KenJax Tree, I know nothing is cheap but I wish things were just "reasonable" like they once were before big oil started making billions of dollars in profits - every quarter! I have never heard of the oils you mentioned and am guessing they are common to your area. Here in the mid-west they are not available. I may continue to use Amsoil after I get through checking out other synthetic brands. Thanks. Bob R.


----------



## KenJax Tree (Feb 22, 2014)

They're probably the most common oils used by members here on AS and any motorcycle shop will have or can order them.
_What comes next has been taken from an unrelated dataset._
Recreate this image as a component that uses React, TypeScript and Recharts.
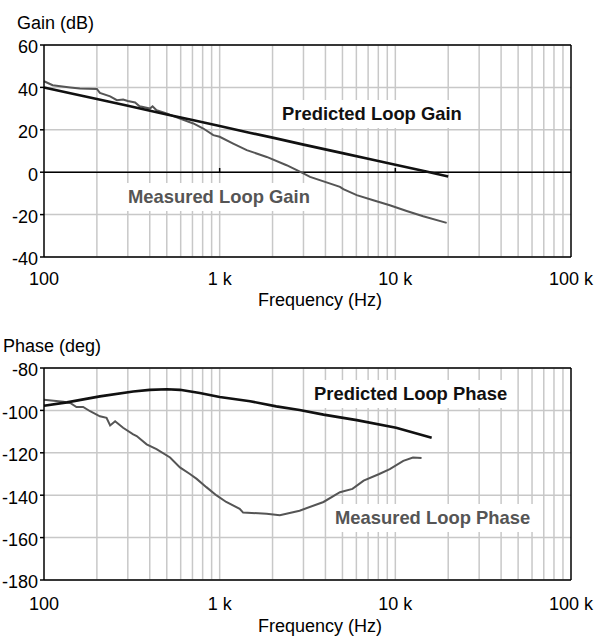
import { LineChart, Line, XAxis, YAxis, CartesianGrid, ReferenceLine } from "recharts";

// frequency axis (Hz), log scale
const freqTicks = [100, 1000, 10000, 100000];
const freqTickLabels = ["100", "1 k", "10 k", "100 k"];
const gridFreqs = [
  200, 300, 400, 500, 600, 700, 800, 900, 1000,
  2000, 3000, 4000, 5000, 6000, 7000, 8000, 9000, 10000,
  20000, 30000, 40000, 50000, 60000, 70000, 80000, 90000,
];

const gainTicks = [-40, -20, 0, 20, 40, 60];
const phaseTicks = [-180, -160, -140, -120, -100, -80];

// gain curves (dB)
const predGainFreq = [100, 150, 200, 300, 500, 700, 1000, 1500, 2000, 3000, 5000, 7000, 10000, 15000, 20000];
const predGainDb = [40, 36.8, 34.5, 31.3, 27.2, 24.6, 21.8, 18.5, 16.3, 13.0, 9.0, 6.3, 3.5, 0.3, -2.0];

const measGainFreq = [
  100, 112, 141, 160, 200, 208, 238, 260, 282, 300, 330, 350, 401, 415, 437, 499, 594, 708, 807, 920,
  1000, 1194, 1426, 1853, 2404, 2900, 3270, 4840, 5060, 6030, 7490, 9300, 11600, 14400, 19600,
];
const measGainDb = [
  42.9, 41, 40, 39.5, 39.3, 37.4, 35.8, 34, 34.3, 33.6, 32.9, 31.1, 30, 31.1, 29.2, 27.7, 25.3, 23, 20.6, 17.5,
  16.7, 13.5, 10.4, 7.2, 3.3, 0, -2.2, -6.9, -8, -10.8, -13.2, -15.6, -18.3, -20.8, -23.9,
];

// phase curves (deg)
const predPhaseFreq = [100, 135, 208, 322, 400, 500, 594, 770, 1000, 1490, 2100, 2850, 3900, 6030, 10100, 16100];
const predPhaseDeg = [-97.8, -96.2, -93.4, -91.1, -90.3, -90, -90.3, -91.8, -93.7, -95.7, -98.1, -99.8, -102, -104.6, -108.2, -112.9];

const measPhaseFreq = [
  100, 110, 129, 141, 153, 167, 183, 208, 227, 238, 254, 282, 322, 337, 384, 437, 522, 594, 677, 740, 840, 960,
  1090, 1300, 1360, 1850, 2200, 2850, 3900, 4840, 5700, 6600, 8100, 9300, 11100, 12600, 14100,
];
const measPhaseDeg = [
  -95, -95.3, -95.9, -96.5, -98.4, -98.4, -100.4, -102.8, -103.5, -107.1, -105.1, -108.2, -111.3, -112.1, -116,
  -118.3, -122.2, -126.9, -130, -132.3, -136.2, -140.1, -143.2, -146.4, -148.2, -148.7, -149.5, -147.3, -143.2,
  -138.6, -137, -133.1, -130, -127.7, -123.8, -122.2, -122.5,
];

const toPoints = (f: number[], v: number[]) => f.map((x, i) => ({ f: x, v: v[i] }));

const FONT = "'Liberation Sans', Arial, sans-serif";
const PRED = "#111111";
const MEAS = "#555555";
const GRID = "#c8c8c8";

type PanelProps = {
  top: number;
  domain: [number, number];
  yTicks: number[];
  pred: { f: number; v: number }[];
  meas: { f: number; v: number }[];
  tickGap: number;
  zeroLine?: boolean;
};

const Panel = ({ top, domain, yTicks, pred, meas, tickGap, zeroLine }: PanelProps) => (
  <div style={{ position: "absolute", left: 0, top }}>
    <LineChart width={604} height={300} margin={{ top: 45, right: 33, left: 0, bottom: 0 }}>
      <XAxis
        type="number"
        dataKey="f"
        scale="log"
        domain={[100, 100000]}
        ticks={freqTicks}
        interval={0}
        tickFormatter={(v: number) => freqTickLabels[freqTicks.indexOf(v)] ?? ""}
        height={43}
        tickLine={false}
        tickSize={0}
        tickMargin={tickGap}
        axisLine={{ stroke: "#000", strokeWidth: 1.5 }}
        tick={{ fill: "#000", fontSize: 18 }}
      />
      <YAxis
        type="number"
        domain={domain}
        ticks={yTicks}
        interval={0}
        width={44}
        tickSize={4}
        tickLine={{ stroke: "#000", strokeWidth: 1.5 }}
        axisLine={{ stroke: "#000", strokeWidth: 1.5 }}
        tick={{ fill: "#000", fontSize: 18, dy: 2 }}
      />
      <CartesianGrid vertical={false} stroke={GRID} strokeWidth={1.5} />
      {gridFreqs.map((g) => (
        <ReferenceLine key={g} x={g} stroke={GRID} strokeWidth={1.5} />
      ))}
      <ReferenceLine y={domain[1]} stroke="#000" strokeWidth={1.5} />
      <ReferenceLine x={100000} stroke="#000" strokeWidth={1.5} />
      {zeroLine && <ReferenceLine y={0} stroke="#000" strokeWidth={1.5} />}
      {zeroLine && (
        <ReferenceLine segment={[{ x: 1000, y: 0 }, { x: 1000, y: 2 }]} stroke="#000" strokeWidth={1.5} />
      )}
      {zeroLine && (
        <ReferenceLine segment={[{ x: 10000, y: 0 }, { x: 10000, y: 2 }]} stroke="#000" strokeWidth={1.5} />
      )}
      <Line data={meas} dataKey="v" type="linear" stroke={MEAS} strokeWidth={2} dot={false} isAnimationActive={false} />
      <Line data={pred} dataKey="v" type="linear" stroke={PRED} strokeWidth={2.6} dot={false} isAnimationActive={false} />
    </LineChart>
  </div>
);

// plain text placed by its baseline
const Txt = ({ x, baseline, text, size = 18, bold = false, color = "#000", bg = false }: any) => {
  const padY = bg ? 5 : 0;
  const padX = bg ? 6 : 0;
  return (
    <div
      style={{
        position: "absolute",
        left: x - padX,
        top: baseline - size * 0.8465 - padY,
        fontSize: size,
        lineHeight: `${size}px`,
        fontWeight: bold ? 700 : 400,
        color,
        whiteSpace: "nowrap",
        background: bg ? "#fff" : "transparent",
        padding: `${padY}px ${padX}px ${Math.max(padY - 1, 0)}px`,
      }}
    >
      {text}
    </div>
  );
};

export default function App() {
  return (
    <div style={{ position: "relative", width: 604, height: 637, fontFamily: FONT, background: "#fff" }}>
      <style>{`body{margin:0}`}</style>
      <Panel
        top={0}
        domain={[-40, 60]}
        yTicks={gainTicks}
        pred={toPoints(predGainFreq, predGainDb)}
        meas={toPoints(measGainFreq, measGainDb)}
        tickGap={15}
        zeroLine
      />
      <Panel
        top={323}
        domain={[-180, -80]}
        yTicks={phaseTicks}
        pred={toPoints(predPhaseFreq, predPhaseDeg)}
        meas={toPoints(measPhaseFreq, measPhaseDeg)}
        tickGap={17}
      />
      <Txt x={17} baseline={29} text="Gain (dB)" />
      <Txt x={258} baseline={306} text="Frequency (Hz)" />
      <Txt x={3} baseline={352} text="Phase (deg)" />
      <Txt x={258} baseline={632} text="Frequency (Hz)" />
      <Txt x={282} baseline={121} text="Predicted Loop Gain" size={18.4} bold color={PRED} bg />
      <Txt x={128} baseline={204} text="Measured Loop Gain" size={18.4} bold color={MEAS} bg />
      <Txt x={314} baseline={401} text="Predicted Loop Phase" size={18.4} bold color={PRED} bg />
      <Txt x={335} baseline={525} text="Measured Loop Phase" size={18.4} bold color={MEAS} bg />
    </div>
  );
}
Sent from my iPhone using Tapatalk


----------



## Bob Rooker (Feb 22, 2014)

kimosawboy said:


> I run synthetic at 50-1 in mine...no problems.
> G Vavra



G Vavra, What kind (brand) synthetic oil have you been using and how long have you been using it in your 090?


----------



## Bob Rooker (Feb 22, 2014)

KenJax Tree said:


> They're probably the most common oils used by members here on AS and any motorcycle shop will have or can order them.
> 
> 
> Sent from my iPhone using Tapatalk



How about that?! Let's hear it from all those guys on AS who are using Motul, Klotz, Bel-Ray and Maxima oils! Are you satisfied with the results? Where do you purchase the oil? Thanks! Bob R.


----------



## Bob Rooker (Feb 22, 2014)

Bob Rooker said:


> How about that?! Let's hear it from all those guys on AS, who live in the mid-west, who are using Motul, Klotz, Bel-Ray and Maxima oils! Are you satisfied with the results? Where do you purchase the oil? What mix ratio would you suggest for my Stihl 090? I live in the Kansas City area and would like something close to there. I guess I will look up these brands on the internet and see if I can find something. Thanks! Bob R.


----------



## KenJax Tree (Feb 22, 2014)

Post it in the chain saw forum


Sent from my iPhone using Tapatalk


----------



## Knobby57 (Feb 22, 2014)

Bell-ray and royal purple both fantastic oils . I've been using royal purple for 5 years and bell-ray before that . Run all my saws at 40-1 and non ethanol fuel . Just be sure your mixture is properly adjusted or your type of oil won't make much difference . Motul always smells noxious to me my buddy runs that stuff he has never had a saw go down yet and cuts 75-100 cord of firewood a year with a 025 and a 046 .over 10 years now and has only ever changed spark plugs and filters 


Sent from my iPhone using Tapatalk


----------



## Bob Rooker (Feb 22, 2014)

KenJax Tree said:


> Post it in the chain saw forum!
> 
> I thought I just did! I can't find anything on the internet for any of these brands, in my area, so I will stick with Amsoil Sabre. Thanks. Bob R.


----------



## Bob Rooker (Feb 22, 2014)

Knobby57 said:


> Bell-ray and royal purple both fantastic oils . I've been using royal purple for 5 years and bell-ray before that . Run all my saws at 40-1 and non ethanol fuel . Just be sure your mixture is properly adjusted or your type of oil won't make much difference . Motul always smells noxious to me my buddy runs that stuff he has never had a saw go down yet and cuts 75-100 cord of firewood a year with a 025 and a 046 .over 10 years now and has only ever changed spark plugs and filters
> 
> 
> Sent from my iPhone using Tapatalk



That says a lot for the oils! These are obviously somewhat common in your area but not in mine. Of course I could always order them on the internet after I find a source. Thanks! Bob R.


----------